Saturday, December 4, 2010

The Mother Truckers 10/8/09


Maybe it’s the N.W.A t-shirt that Josh Zee wears, or the way he leaps off an amplifier, guitar-gripping and both knees reaching the sky. Maybe it’s his scruffy beard or the way he wears his baseball hat all shady-like over his eyes. Maybe it’s the contrast to Teal Collins next to him, with a voice as lovely as the bow on her dress and the barrettes in her hair. Maybe it’s the
way she sings “come on boy, don’t be shy-- I’m gonna eat ya like an apple pie..” while stomping in platform sandals. Take the songwriting teamwork and musicality of these two-- and, hey, the fashion-- match them with bassist Danny G and drummer Dan Thompson (absent the night I saw them), add a heavy dose of southern electric country-fried Americana.. and there you have the Mother Truckers.

My 3rd night living in Austin was December 31, 2006. I went to a local Mexican family restaurant on South 1st to see my songwriting hero James McMurtry for the first time, on New Year‘s Eve. I was not nervous, but I was alone and new in town. I noticed a guy next to me getting a beer at the bar. He was wearing a black t-shirt with an ostensibly poignant logo-- a human hand giving the classic “rock” sign with a cowboy hat teetering off the pointer finger. “Who are the Mother Truckers? What are they like?” I asked. His confident answer: “They fucking rock.” That was all I needed to hear.

In 2007 I caught the Truckers at several Happy Hours around Austin. This contributed to the roots of my radio show in 2008 at WRUV-FM in Burlington, VT called The Happy Hour. I spun their music regularly to the greater Burlington area and worldwide web that year. And this week I got to relive the roots of my former radio program with flying colors.
They are still as rocking, raunchy, country-fried and country-sweet as they ever were-- except now the entire crowd knows the words by heart and some nutball fan has a “97” spray-painted on his hair to represent the number of happy hours he has graced the Mother Truckers with his presence. He is more than happy to provide the band with a tray of drink treats.

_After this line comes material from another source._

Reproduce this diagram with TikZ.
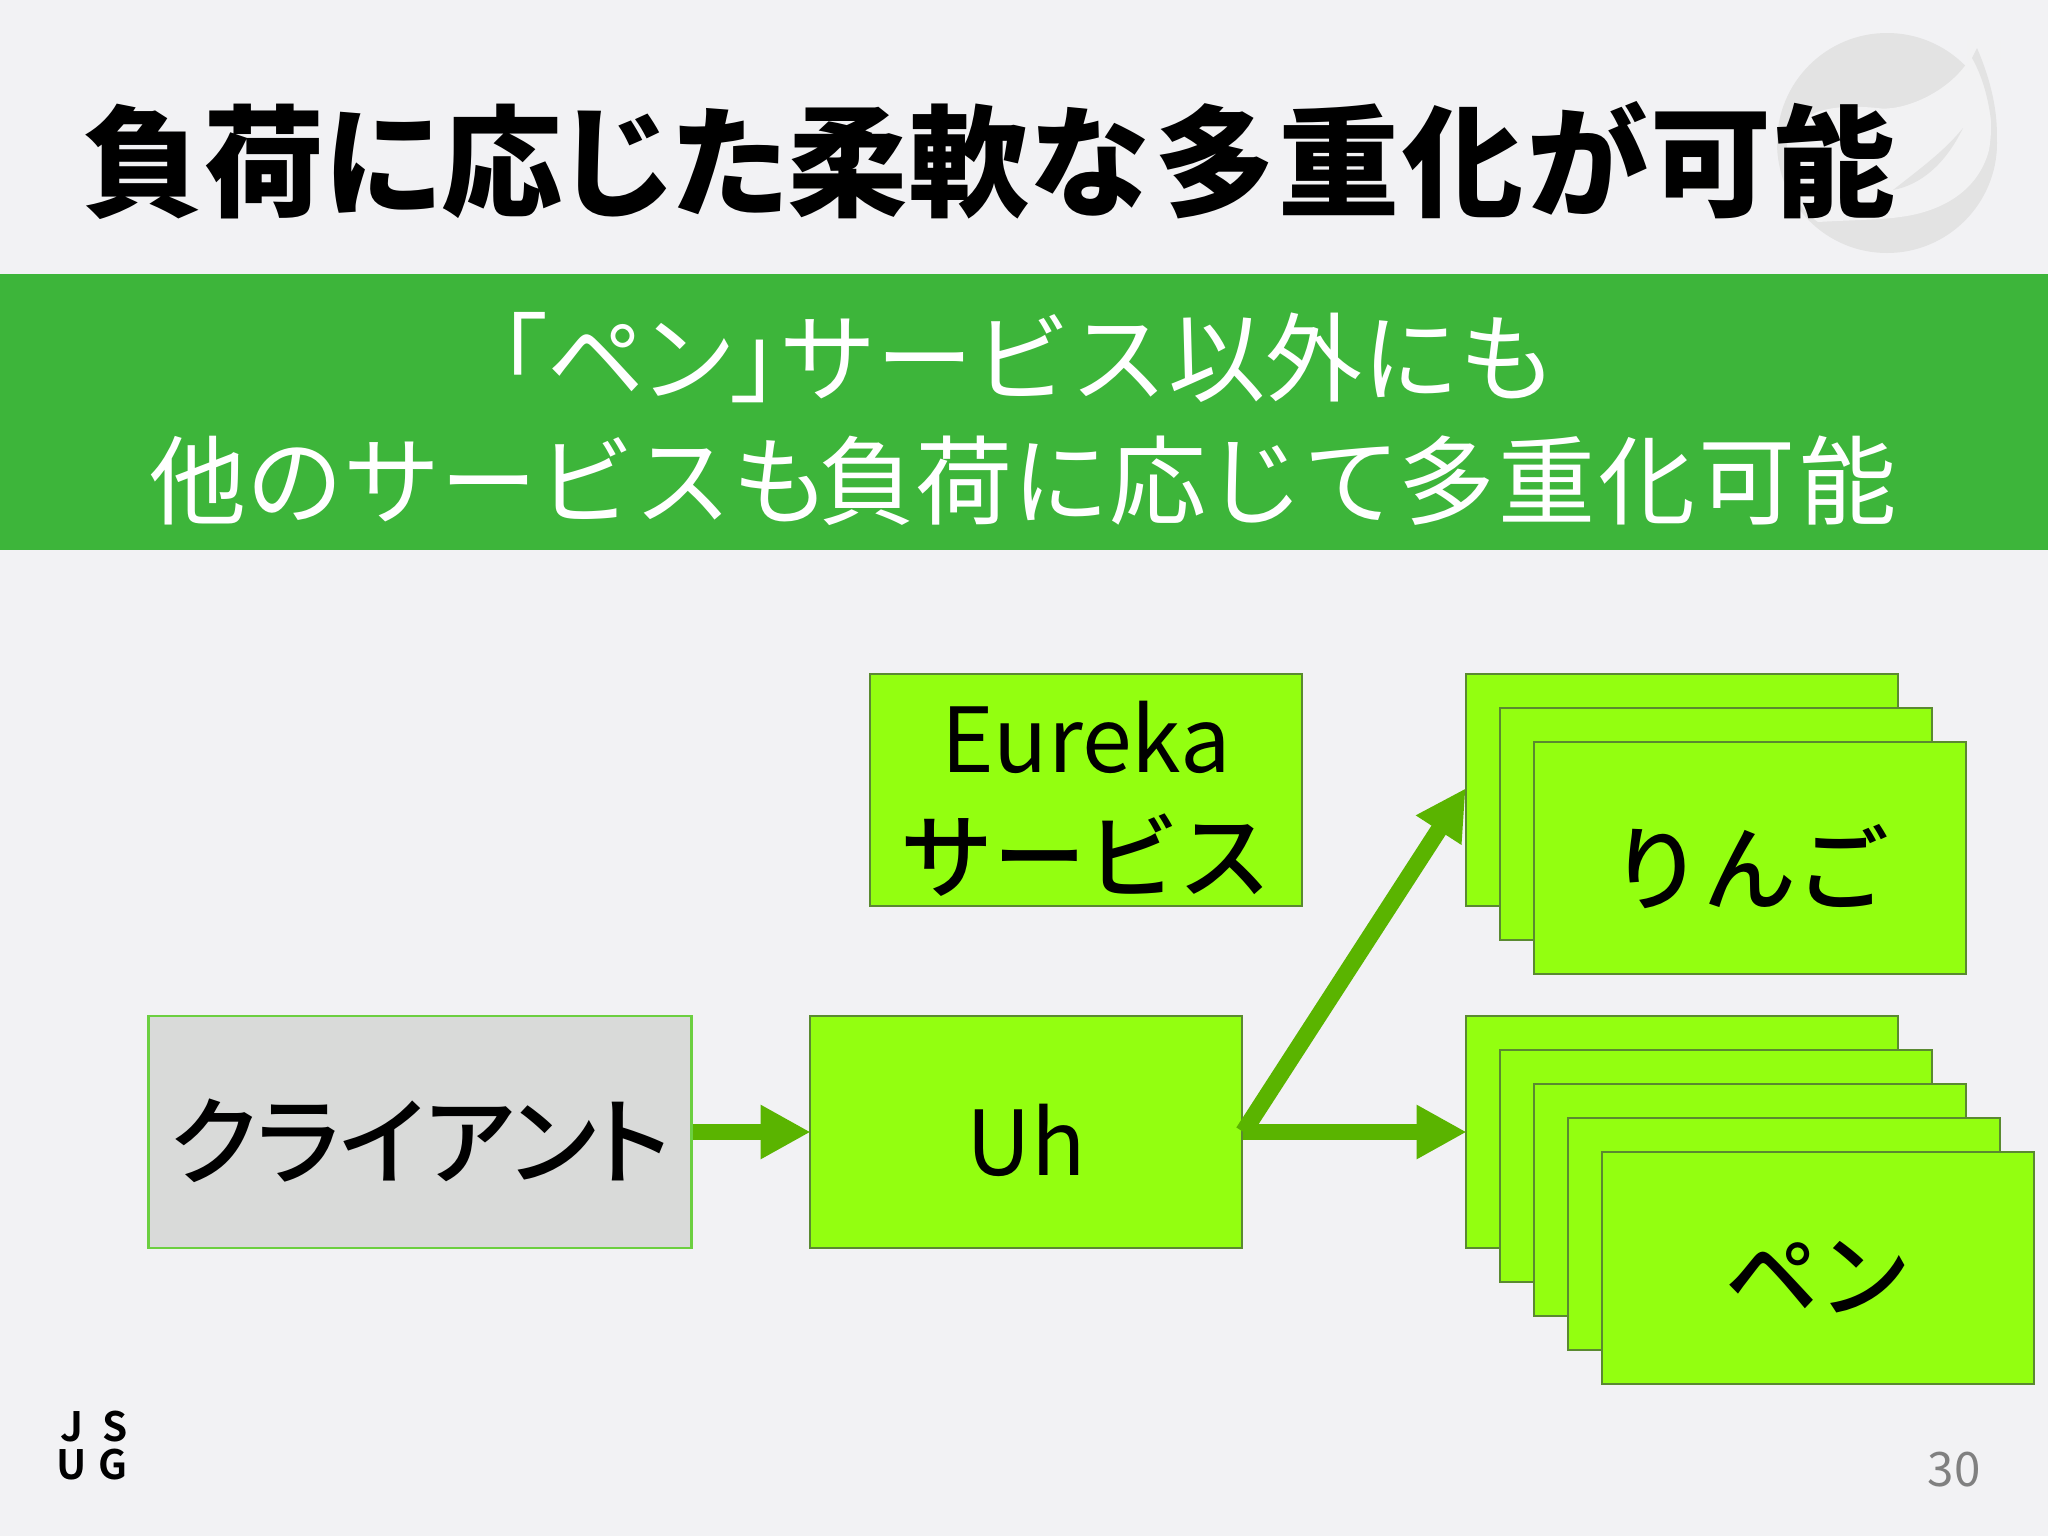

Bottoms up people.

Both Josh and Teal write and sing the songs, with Josh adding a Hendrix flair to his solos (he sometimes plays while laying on his back) and with Teal backing up on rhythm guitar or ukulele. Danny G held solid bass, as did the guest drummer I witnessed that night (Dan Thompson had another engagement-- was it with Stone Temple Pilots?) The showstopper was the soulful Billie Joe Shaver cover “When I get My Wings”, and happy was I to hear my own favorite, the harmonies of the wintry “Broke Not Broken”. But if there is any song that sums up the Mother Truckers Happy Hour experience, it’s the group sing-a-long “Let’s All Go To Bed”. The band hosted several guests that night whose names I did not discern-- a fiddler who added some western swing to the mix and a blues guitar player who brought us to an electric delta. The encore was “the ultimate fuck-around jam” (as Josh put it) with additional harmonica-- a blend of a Guns N’ Roses cover and a Beatles cover (and one other cover that eludes me… hey, it was happy hour..!)

As originally confirmed, they fucking rock. Now, like I saw on a bootleg t-shirt: Go truck yourself.